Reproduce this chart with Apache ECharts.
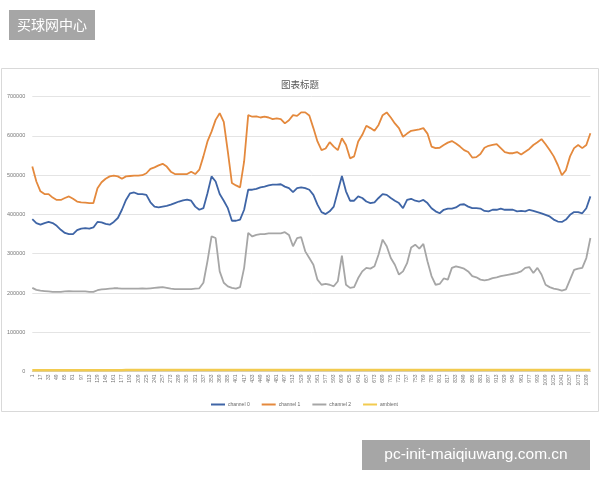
<!DOCTYPE html>
<html>
<head>
<meta charset="utf-8">
<script src="https://cdn.jsdelivr.net/npm/echarts@6/dist/echarts.min.js"></script>
<style>
html,body{margin:0;padding:0;background:#fff;}
#c{width:600px;height:480px;}
</style>
</head>
<body>
<div id="c"></div>
<script>
var categories = ["1","9","17","25","33","41","49","57","65","73","81","89","97","105","113","121","129","137","145","153","161","169","177","185","193","201","209","217","225","233","241","249","257","265","273","281","289","297","305","313","321","329","337","345","353","361","369","377","385","393","401","409","417","425","433","441","449","457","465","473","481","489","497","505","513","521","529","537","545","553","561","569","577","585","593","601","609","617","625","633","641","649","657","665","673","681","689","697","705","713","721","729","737","745","753","761","769","777","785","793","801","809","817","825","833","841","849","857","865","873","881","889","897","905","913","921","929","937","945","953","961","969","977","985","993","1001","1009","1017","1025","1033","1041","1049","1057","1065","1073","1081","1089","1097"];

var channel0 = [388000,378000,374000,378000,381000,378000,371000,361000,353000,350000,350000,360000,364000,365000,364000,367000,381000,380000,376000,374000,381000,391000,412000,437000,454000,456000,452000,452000,
450000,431000,420000,418000,420000,422000,425000,429000,433000,436000,438000,435000,420000,412000,416000,454000,497000,484000,452000,435000,416000,384000,384000,387000,412000,463000,463000,465000,
469000,471000,474000,476000,476000,477000,471000,467000,457000,467000,469000,467000,463000,450000,425000,406000,401000,408000,420000,459000,498000,459000,435000,435000,446000,442000,433000,
429000,431000,442000,452000,450000,442000,435000,429000,416000,437000,440000,435000,433000,437000,429000,416000,408000,403000,412000,415000,415000,418000,425000,426000,420000,416000,416000,415000,
409000,408000,412000,412000,415000,412000,412000,412000,408000,409000,408000,412000,409000,406000,403000,399000,395000,387000,382000,381000,387000,399000,406000,406000,403000,416000,446000];

var channel1 = [522000,484000,459000,452000,452000,443000,437000,437000,442000,446000,440000,433000,431000,430000,429000,429000,467000,482000,491000,497000,499000,497000,491000,497000,498000,499000,499000,500000,
505000,516000,520000,525000,529000,522000,509000,503000,503000,503000,503000,509000,503000,514000,548000,586000,611000,641000,658000,636000,560000,480000,474000,469000,535000,653000,649000,650000,
647000,649000,647000,643000,645000,643000,632000,640000,653000,651000,660000,660000,652000,620000,586000,564000,568000,584000,573000,564000,594000,577000,543000,548000,586000,603000,626000,
620000,613000,628000,653000,660000,647000,632000,620000,598000,606000,613000,615000,617000,620000,606000,573000,569000,570000,577000,583000,587000,581000,573000,564000,559000,545000,546000,554000,
570000,575000,577000,579000,569000,559000,556000,556000,559000,553000,560000,567000,577000,584000,592000,579000,564000,548000,526000,500000,513000,548000,569000,577000,569000,577000,607000];

var channel2 = [213000,208000,206000,205000,204000,203000,203000,203000,204000,205000,204000,204000,204000,204000,203000,203000,207000,209000,210000,211000,212000,212000,211000,211000,211000,211000,211000,212000,
211000,212000,213000,214000,215000,213000,211000,210000,210000,210000,210000,210000,211000,212000,226000,281000,344000,340000,255000,226000,217000,213000,211000,215000,264000,353000,344000,348000,
350000,350000,352000,352000,352000,352000,355000,348000,319000,340000,342000,306000,289000,272000,234000,221000,223000,221000,217000,230000,295000,221000,213000,215000,238000,255000,264000,
262000,268000,298000,336000,319000,289000,272000,247000,255000,276000,316000,323000,313000,325000,281000,243000,221000,223000,237000,234000,264000,268000,265000,262000,255000,243000,240000,234000,
232000,234000,238000,240000,243000,245000,247000,249000,251000,255000,264000,266000,251000,264000,247000,221000,215000,211000,209000,206000,209000,234000,259000,262000,264000,289000,340000];

var ambient = [
3500,3500,3500,3500,3500,3500,3500,3500,3500,3500,3500,3500,3500,3500,3500,3500,3500,3500,3500,3500,3500,3500,3500,
3600,3600,3600,3600,3600,3600,3600,3600,3600,3600,3600,3600,3600,3600,3600,3600,3600,3600,3600,3600,3600,3600,3600,
3700,3700,3700,3700,3700,3700,3700,3700,3700,3700,3700,3700,3700,3700,3700,3700,3700,3700,3700,3700,3700,3700,3700,
3800,3800,3800,3800,3800,3800,3800,3800,3800,3800,3800,3800,3800,3800,3800,3800,3800,3800,3800,3800,3800,3800,3800,
3900,3900,3900,3900,3900,3900,3900,3900,3900,3900,3900,3900,3900,3900,3900,3900,3900,3900,3900,3900,3900,3900,3900,
4000,4000,4000,4000,4000,4000,4000,4000,4000,4000,4000,4000,4000,4000,4000,4000,4000,4000,4000,4000,4000,4000,4000];

var yTicks = [0,100000,200000,300000,400000,500000,600000,700000];
var seriesNames = ["channel 0","channel 1","channel 2","ambient"];
var seriesColors = ["#3f65a6","#e4893d","#a6a6a6","#f2cb4f"];

var chart = echarts.init(document.getElementById('c'), null, {renderer:'canvas'});
var dataSets = [channel0, channel1, channel2, ambient];
var series = dataSets.map(function(d, i){
  return {
    name: seriesNames[i], type:'line', data:d, showSymbol:false, smooth:false,
    lineStyle:{width: i===3 ? 2.5 : 1.8, color: seriesColors[i]},
    itemStyle:{color: seriesColors[i]},
    animation:false
  };
});
chart.setOption({
  animation:false,
  backgroundColor:'#ffffff',
  title:{text:'图表标题', left:'center', top:75, textStyle:{fontSize:9.5, fontWeight:'normal', color:'#595959', fontFamily:'Noto Sans CJK SC'}},
  legend:{data:seriesNames, left:206, top:397, itemWidth:14, itemHeight:2, itemGap:12, icon:'rect',
    textStyle:{fontSize:5, color:'#666', fontFamily:'Liberation Sans', padding:[0,0,0,-2]}},
  grid:{left:32.3, right:9.6, top:96.7, bottom:108.5, containLabel:false},
  xAxis:{type:'category', data:categories, boundaryGap:false,
    axisLine:{lineStyle:{color:'#d0d0d0'}}, axisTick:{show:false},
    axisLabel:{interval:1, rotate:90, fontSize:5, color:'#777', margin:3, fontFamily:'Liberation Sans'}},
  yAxis:{type:'value', min:yTicks[0], max:yTicks[yTicks.length-1], interval:100000,
    axisLine:{show:false}, axisTick:{show:false},
    axisLabel:{fontSize:5.5, color:'#777', margin:7, fontFamily:'Liberation Sans', formatter:function(v){return String(v);}},
    splitLine:{lineStyle:{color:'#e4e4e4', width:1}}},
  series: series,
  graphic:[
    {type:'rect', shape:{x:1.5, y:68.5, width:597, height:343}, style:{fill:'none', stroke:'#d9d9d9', lineWidth:1}, z:-10},
    {type:'rect', shape:{x:9, y:10, width:86, height:30}, style:{fill:'#a6a6a6'}, z:100},
    {type:'text', x:52, y:25, style:{text:'买球网中心', fill:'#ffffff', fontSize:14, fontFamily:'Noto Sans CJK SC', align:'center', verticalAlign:'middle'}, z:101},
    {type:'rect', shape:{x:362, y:440, width:228, height:30}, style:{fill:'#a6a6a6'}, z:100},
    {type:'text', x:476, y:455, style:{text:'pc-init-maiqiuwang.com.cn', fill:'#ffffff', fontSize:15.5, fontFamily:'Liberation Sans', align:'center', verticalAlign:'middle'}, z:101}
  ]
});
</script>
</body>
</html>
———
(Problem statement)
Restate the whole listing above exactly, please, omitting every image.

(Full output)
Reproduce this chart with Apache ECharts.
<!DOCTYPE html>
<html>
<head>
<meta charset="utf-8">
<script src="https://cdn.jsdelivr.net/npm/echarts@6/dist/echarts.min.js"></script>
<style>
html,body{margin:0;padding:0;background:#fff;}
#c{width:600px;height:480px;}
</style>
</head>
<body>
<div id="c"></div>
<script>
var categories = ["1","9","17","25","33","41","49","57","65","73","81","89","97","105","113","121","129","137","145","153","161","169","177","185","193","201","209","217","225","233","241","249","257","265","273","281","289","297","305","313","321","329","337","345","353","361","369","377","385","393","401","409","417","425","433","441","449","457","465","473","481","489","497","505","513","521","529","537","545","553","561","569","577","585","593","601","609","617","625","633","641","649","657","665","673","681","689","697","705","713","721","729","737","745","753","761","769","777","785","793","801","809","817","825","833","841","849","857","865","873","881","889","897","905","913","921","929","937","945","953","961","969","977","985","993","1001","1009","1017","1025","1033","1041","1049","1057","1065","1073","1081","1089","1097"];

var channel0 = [388000,378000,374000,378000,381000,378000,371000,361000,353000,350000,350000,360000,364000,365000,364000,367000,381000,380000,376000,374000,381000,391000,412000,437000,454000,456000,452000,452000,
450000,431000,420000,418000,420000,422000,425000,429000,433000,436000,438000,435000,420000,412000,416000,454000,497000,484000,452000,435000,416000,384000,384000,387000,412000,463000,463000,465000,
469000,471000,474000,476000,476000,477000,471000,467000,457000,467000,469000,467000,463000,450000,425000,406000,401000,408000,420000,459000,498000,459000,435000,435000,446000,442000,433000,
429000,431000,442000,452000,450000,442000,435000,429000,416000,437000,440000,435000,433000,437000,429000,416000,408000,403000,412000,415000,415000,418000,425000,426000,420000,416000,416000,415000,
409000,408000,412000,412000,415000,412000,412000,412000,408000,409000,408000,412000,409000,406000,403000,399000,395000,387000,382000,381000,387000,399000,406000,406000,403000,416000,446000];

var channel1 = [522000,484000,459000,452000,452000,443000,437000,437000,442000,446000,440000,433000,431000,430000,429000,429000,467000,482000,491000,497000,499000,497000,491000,497000,498000,499000,499000,500000,
505000,516000,520000,525000,529000,522000,509000,503000,503000,503000,503000,509000,503000,514000,548000,586000,611000,641000,658000,636000,560000,480000,474000,469000,535000,653000,649000,650000,
647000,649000,647000,643000,645000,643000,632000,640000,653000,651000,660000,660000,652000,620000,586000,564000,568000,584000,573000,564000,594000,577000,543000,548000,586000,603000,626000,
620000,613000,628000,653000,660000,647000,632000,620000,598000,606000,613000,615000,617000,620000,606000,573000,569000,570000,577000,583000,587000,581000,573000,564000,559000,545000,546000,554000,
570000,575000,577000,579000,569000,559000,556000,556000,559000,553000,560000,567000,577000,584000,592000,579000,564000,548000,526000,500000,513000,548000,569000,577000,569000,577000,607000];

var channel2 = [213000,208000,206000,205000,204000,203000,203000,203000,204000,205000,204000,204000,204000,204000,203000,203000,207000,209000,210000,211000,212000,212000,211000,211000,211000,211000,211000,212000,
211000,212000,213000,214000,215000,213000,211000,210000,210000,210000,210000,210000,211000,212000,226000,281000,344000,340000,255000,226000,217000,213000,211000,215000,264000,353000,344000,348000,
350000,350000,352000,352000,352000,352000,355000,348000,319000,340000,342000,306000,289000,272000,234000,221000,223000,221000,217000,230000,295000,221000,213000,215000,238000,255000,264000,
262000,268000,298000,336000,319000,289000,272000,247000,255000,276000,316000,323000,313000,325000,281000,243000,221000,223000,237000,234000,264000,268000,265000,262000,255000,243000,240000,234000,
232000,234000,238000,240000,243000,245000,247000,249000,251000,255000,264000,266000,251000,264000,247000,221000,215000,211000,209000,206000,209000,234000,259000,262000,264000,289000,340000];

var ambient = [
3500,3500,3500,3500,3500,3500,3500,3500,3500,3500,3500,3500,3500,3500,3500,3500,3500,3500,3500,3500,3500,3500,3500,
3600,3600,3600,3600,3600,3600,3600,3600,3600,3600,3600,3600,3600,3600,3600,3600,3600,3600,3600,3600,3600,3600,3600,
3700,3700,3700,3700,3700,3700,3700,3700,3700,3700,3700,3700,3700,3700,3700,3700,3700,3700,3700,3700,3700,3700,3700,
3800,3800,3800,3800,3800,3800,3800,3800,3800,3800,3800,3800,3800,3800,3800,3800,3800,3800,3800,3800,3800,3800,3800,
3900,3900,3900,3900,3900,3900,3900,3900,3900,3900,3900,3900,3900,3900,3900,3900,3900,3900,3900,3900,3900,3900,3900,
4000,4000,4000,4000,4000,4000,4000,4000,4000,4000,4000,4000,4000,4000,4000,4000,4000,4000,4000,4000,4000,4000,4000];

var yTicks = [0,100000,200000,300000,400000,500000,600000,700000];
var seriesNames = ["channel 0","channel 1","channel 2","ambient"];
var seriesColors = ["#3f65a6","#e4893d","#a6a6a6","#f2cb4f"];

var chart = echarts.init(document.getElementById('c'), null, {renderer:'canvas'});
var dataSets = [channel0, channel1, channel2, ambient];
var series = dataSets.map(function(d, i){
  return {
    name: seriesNames[i], type:'line', data:d, showSymbol:false, smooth:false,
    lineStyle:{width: i===3 ? 2.5 : 1.8, color: seriesColors[i]},
    itemStyle:{color: seriesColors[i]},
    animation:false
  };
});
chart.setOption({
  animation:false,
  backgroundColor:'#ffffff',
  title:{text:'图表标题', left:'center', top:75, textStyle:{fontSize:9.5, fontWeight:'normal', color:'#595959', fontFamily:'Noto Sans CJK SC'}},
  legend:{data:seriesNames, left:206, top:397, itemWidth:14, itemHeight:2, itemGap:12, icon:'rect',
    textStyle:{fontSize:5, color:'#666', fontFamily:'Liberation Sans', padding:[0,0,0,-2]}},
  grid:{left:32.3, right:9.6, top:96.7, bottom:108.5, containLabel:false},
  xAxis:{type:'category', data:categories, boundaryGap:false,
    axisLine:{lineStyle:{color:'#d0d0d0'}}, axisTick:{show:false},
    axisLabel:{interval:1, rotate:90, fontSize:5, color:'#777', margin:3, fontFamily:'Liberation Sans'}},
  yAxis:{type:'value', min:yTicks[0], max:yTicks[yTicks.length-1], interval:100000,
    axisLine:{show:false}, axisTick:{show:false},
    axisLabel:{fontSize:5.5, color:'#777', margin:7, fontFamily:'Liberation Sans', formatter:function(v){return String(v);}},
    splitLine:{lineStyle:{color:'#e4e4e4', width:1}}},
  series: series,
  graphic:[
    {type:'rect', shape:{x:1.5, y:68.5, width:597, height:343}, style:{fill:'none', stroke:'#d9d9d9', lineWidth:1}, z:-10},
    {type:'rect', shape:{x:9, y:10, width:86, height:30}, style:{fill:'#a6a6a6'}, z:100},
    {type:'text', x:52, y:25, style:{text:'买球网中心', fill:'#ffffff', fontSize:14, fontFamily:'Noto Sans CJK SC', align:'center', verticalAlign:'middle'}, z:101},
    {type:'rect', shape:{x:362, y:440, width:228, height:30}, style:{fill:'#a6a6a6'}, z:100},
    {type:'text', x:476, y:455, style:{text:'pc-init-maiqiuwang.com.cn', fill:'#ffffff', fontSize:15.5, fontFamily:'Liberation Sans', align:'center', verticalAlign:'middle'}, z:101}
  ]
});
</script>
</body>
</html>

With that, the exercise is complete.